Data compression. Some tables are taking hundreds of GB nowadays and keep growing. We need to address it since the total DB size already reached 2.2 TB and the hard limit is 2.5TB. Two major ones are the file blob and the differential hunks. We can enable compression in the table level in MySQL, but it's not as efficient as field compression from php code.

  • Facebook should move file storage out of MySQL. It is not intended as a filestore for large installs. We ship with Local Disk and S3 storage engines, or we can help you write something against another file store (like Haystack or whatever). There are utilities to help you migrate files between storage engines. I'd guess compression won't help all that much since a lot of this data is probably images. This migration can happen without downtime.
  • We should probably move hunks to file storage too; generally we need to come up with a more nuanced approach for them because of T4045. I plan to get to this somewhat soon as it blocks T1191. How large are the hunk and file data tables, specifically?
  • At HEAD, we've added garbage collection to other tables which previously grew without bound (like user logs, conduit logs, and metamta). This may give you some headroom.

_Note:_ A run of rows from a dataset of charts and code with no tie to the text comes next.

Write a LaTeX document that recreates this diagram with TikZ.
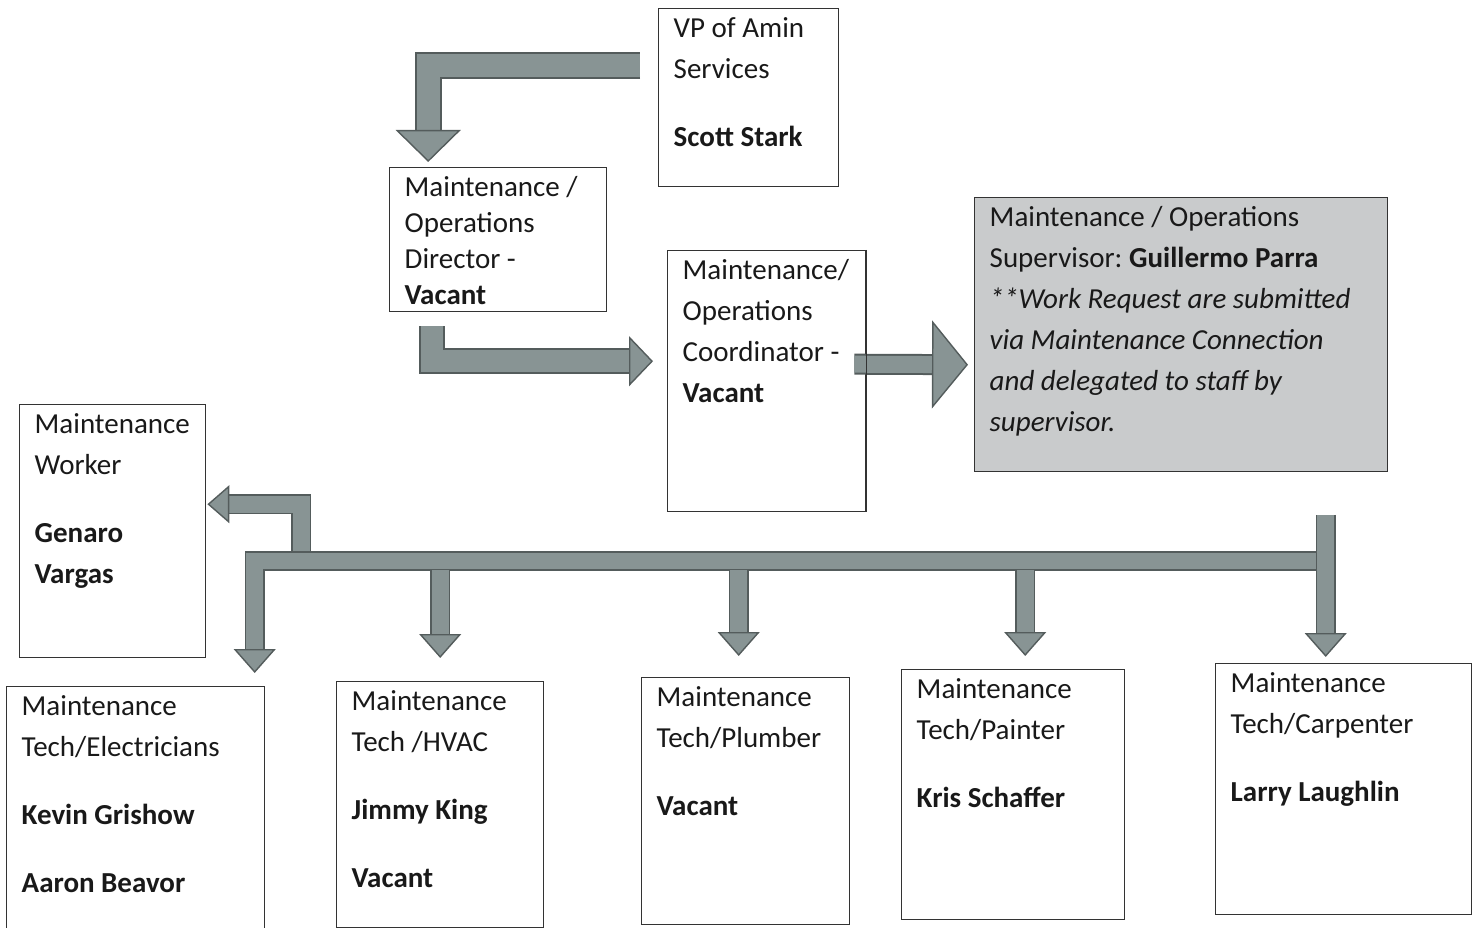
\documentclass[tikz,border=0pt]{standalone}
\usepackage{fontspec}
\setmainfont{Carlito}
\usetikzlibrary{arrows.meta,positioning,calc}

\definecolor{arrowgray}{RGB}{136,148,148}
\definecolor{arrowedge}{RGB}{84,92,92}
\definecolor{supgray}{RGB}{201,203,204}

\newlength{\pxu}
\setlength{\pxu}{0.02cm}
\newcommand{\postfont}{\fontsize{16.5}{23.3}\selectfont}
\newcommand{\namegap}{\\[0.54cm]}
\newcommand{\postbox}[3]{\parbox[t][#2\pxu][t]{#1\pxu}{\raggedright\rule{0pt}{0.58cm}#3}}
\frenchspacing

\begin{document}
\begin{tikzpicture}[
    x=0.02cm, y=-0.02cm,
    post/.style={rectangle, draw=black!80, line width=0.8pt, anchor=north west, inner xsep=0.3cm, inner ysep=0pt, text=black!90, font=\postfont},
    flow/.style n args={4}{draw=arrowgray, line width=#1, line join=miter, -{Triangle[length=#3, width=#4, color=arrowedge, fill=arrowgray, line width=0.8pt]}, preaction={draw=arrowedge, -, line join=miter, line width=#2, shorten >=0.3cm}},
    vpflow/.style={flow={0.46cm}{0.54cm}{0.64cm}{1.3cm}},
    dirflow/.style={flow={0.44cm}{0.52cm}{0.48cm}{1.0cm}},
    coordflow/.style={flow={0.34cm}{0.42cm}{0.72cm}{1.76cm}},
    busflow/.style={flow={0.34cm}{0.40cm}{0.48cm}{0.84cm}},
    workerflow/.style={flow={0.34cm}{0.40cm}{0.44cm}{0.76cm}}
]
    \useasboundingbox (0,0) rectangle (1476,928);

    % Top of the chart
    \node[post] (vp) at (658,8) {\postbox{150}{178}{VP of Amin\\Services\namegap\textbf{Scott Stark}}};
    \node[post, font={\fontsize{16.5}{20.5}\selectfont}] (dir) at (389,167) {\postbox{187}{144}{Maintenance /\\Operations\\Director -\\\textbf{Vacant}}};
    \node[post] (coord) at (667,250) {\postbox{168}{261}{Maintenance/\\Operations\\Coordinator -\\\textbf{Vacant}}};
    \node[post, fill=supgray] (sup) at (974,197) {\postbox{383}{274}{Maintenance / Operations\\Supervisor: \textbf{Guillermo Parra}\\\textit{**Work Request are submitted}\\\textit{via Maintenance Connection}\\\textit{and delegated to staff by}\\\textit{supervisor.}}};

    % Staff
    \node[post] (worker) at (19,404) {\postbox{156}{253}{Maintenance\\Worker\namegap\textbf{Genaro}\\\textbf{Vargas}}};
    \node[post] (elec) at (6,686) {\postbox{228}{244}{Maintenance\\Tech/Electricians\namegap\textbf{Kevin Grishow}\namegap\textbf{Aaron Beavor}}};
    \node[post] (hvac) at (336,681) {\postbox{177}{246}{Maintenance\\Tech /HVAC\namegap\textbf{Jimmy King}\namegap\textbf{Vacant}}};
    \node[post] (plumb) at (641,677) {\postbox{178}{247}{Maintenance\\Tech/Plumber\namegap\textbf{Vacant}}};
    \node[post] (paint) at (901,669) {\postbox{193}{250}{Maintenance\\Tech/Painter\namegap\textbf{Kris Schaffer}}};
    \node[post] (carp) at (1215,663) {\postbox{226}{251}{Maintenance\\Tech/Carpenter\namegap\textbf{Larry Laughlin}}};

    % Chain of command
    \coordinate (vpline) at ($(vp.west)+(-18,-32)$);
    \draw[vpflow] (vpline) -| ($(dir.north)+(-70,-5)$);
    \draw[dirflow] ($(dir.south)+(-66,14)$) |- ($(coord.west)+(-14,-20)$);
    \draw[coordflow] ($(coord.east)+(-12,-17)$) -- ($(sup.west)+(-6,30)$);
    \draw[black!80, line width=0.8pt] (coord.north east) -- (coord.south east);

    % Bus down to the staff
    \coordinate (busend) at ($(carp.north)+(-25,-102)$);
    \draw[busflow] (busend) -| ($(elec.north)+(119,-13)$);
    \draw[busflow] ($(hvac.north)+(0,-111)$) -- ($(hvac.north)+(0,-23)$);
    \draw[busflow] ($(plumb.north)+(-7,-107)$) -- ($(plumb.north)+(-7,-21)$);
    \draw[busflow] ($(paint.north)+(12,-99)$) -- ($(paint.north)+(12,-13)$);
    \draw[busflow] ($(carp.north)+(-18,-148)$) -- ($(carp.north)+(-18,-6)$);
    \draw[workerflow] ($(worker.east)+(95,20)$) |- ($(worker.east)+(1,-27)$);
\end{tikzpicture}
\end{document}
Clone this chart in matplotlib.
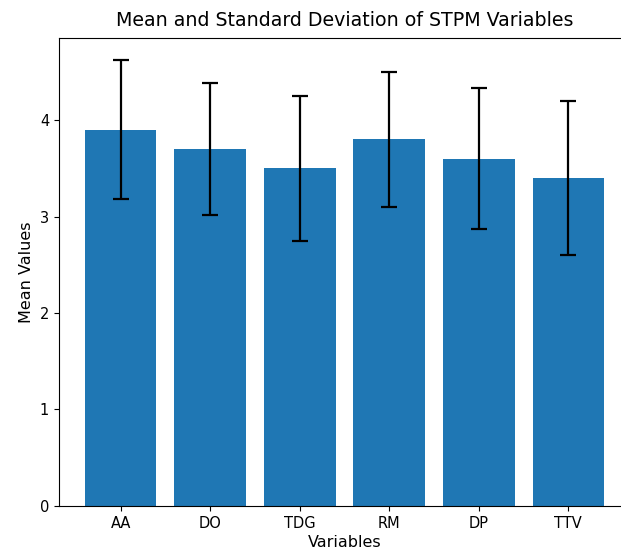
import matplotlib.pyplot as plt

# STPM variables: means and standard deviations
variables = ['AA', 'DO', 'TDG', 'RM', 'DP', 'TTV']
means = [3.9, 3.7, 3.5, 3.8, 3.6, 3.4]
std_devs = [0.72, 0.68, 0.75, 0.70, 0.73, 0.80]

fig = plt.figure(figsize=(6.21, 5.59), dpi=100)
# axes run slightly past the right edge, as in the cropped original
ax = fig.add_axes([0.0947, 0.095, 0.92, 0.837])

ax.bar(variables, means, yerr=std_devs, capsize=6, color='#1f77b4',
       error_kw={'elinewidth': 1.6, 'capthick': 1.6})
ax.set_xlabel('Variables', fontsize=11.5, labelpad=3)
ax.set_ylabel('Mean Values', fontsize=11.5)
ax.set_title('Mean and Standard Deviation of STPM Variables', fontsize=13.7, pad=9)
ax.tick_params(labelsize=10.5)

fig.savefig('out.png', dpi=100)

In configerator repo we have a folder with more than 16k files (all the sitevars). Open it in diffusion will flood and DOS the whole site. Should we limit the requests sent out here? Maybe only the ones that are visible on the screen should have the request out.

This is T4366, right?

Recently we had some issues with the herald rules when the commit is huge (a branch cut for example). Basically if the commit rule has a condition with diff content, it will fail there, and after the daemon restarts it will fail there again and so on. We should be able to handle this type of failures better, or maybe we should not try to get the diff content at all if we know it's going to be enormous.

I think this should be fixed in HEAD -- see T4276, D7885, D7887.

Related to 3, the repeatedly failing herald worker will generate some huge emails in each run, and flood the active task queue. All other tasks are essentially blocked. The task queue is roughly a FIFO queue without taking into consideration the task types.

We should fix the root issues in cases like this (Herald should already be fixed). I'm very hesitant to make the task queue more complicated so that it might perform better when there are severe failures. See T3557 for discussion.

Mail retry behavior should generally be improved and simpler at HEAD, too.

Ah yes it is 4366, sorry.
Both tables have about 400+ GB (data+index). Yeah I'll explore the alternatives you mentioned for the files.
Actually we already have D7885 and D7887 in our instance. I'll try to dig out more detailed information how it is failing.

One more question on the task daemon behavior: when a task failed (like herald worker) and the daemon restart after a short period, would it retry the failed task immediately since the lease is not expired yet? I read the code and my understanding is that we always get the unleased tasks first, but in production it seems to be failing repeatedly. I am confused on that a little bit.

would it retry the failed task immediately since the lease is not expired yet

It should not, no. Your understanding is consistent with my expectations.

There's nothing really actionable left here, I think.

  • On changesets, we now support compression and nearly support archiving.
  • The queue now has explicit priorities, although I'm not sure that's relevant.
  • There are tasks elsewhere for stuff like huge directory lists.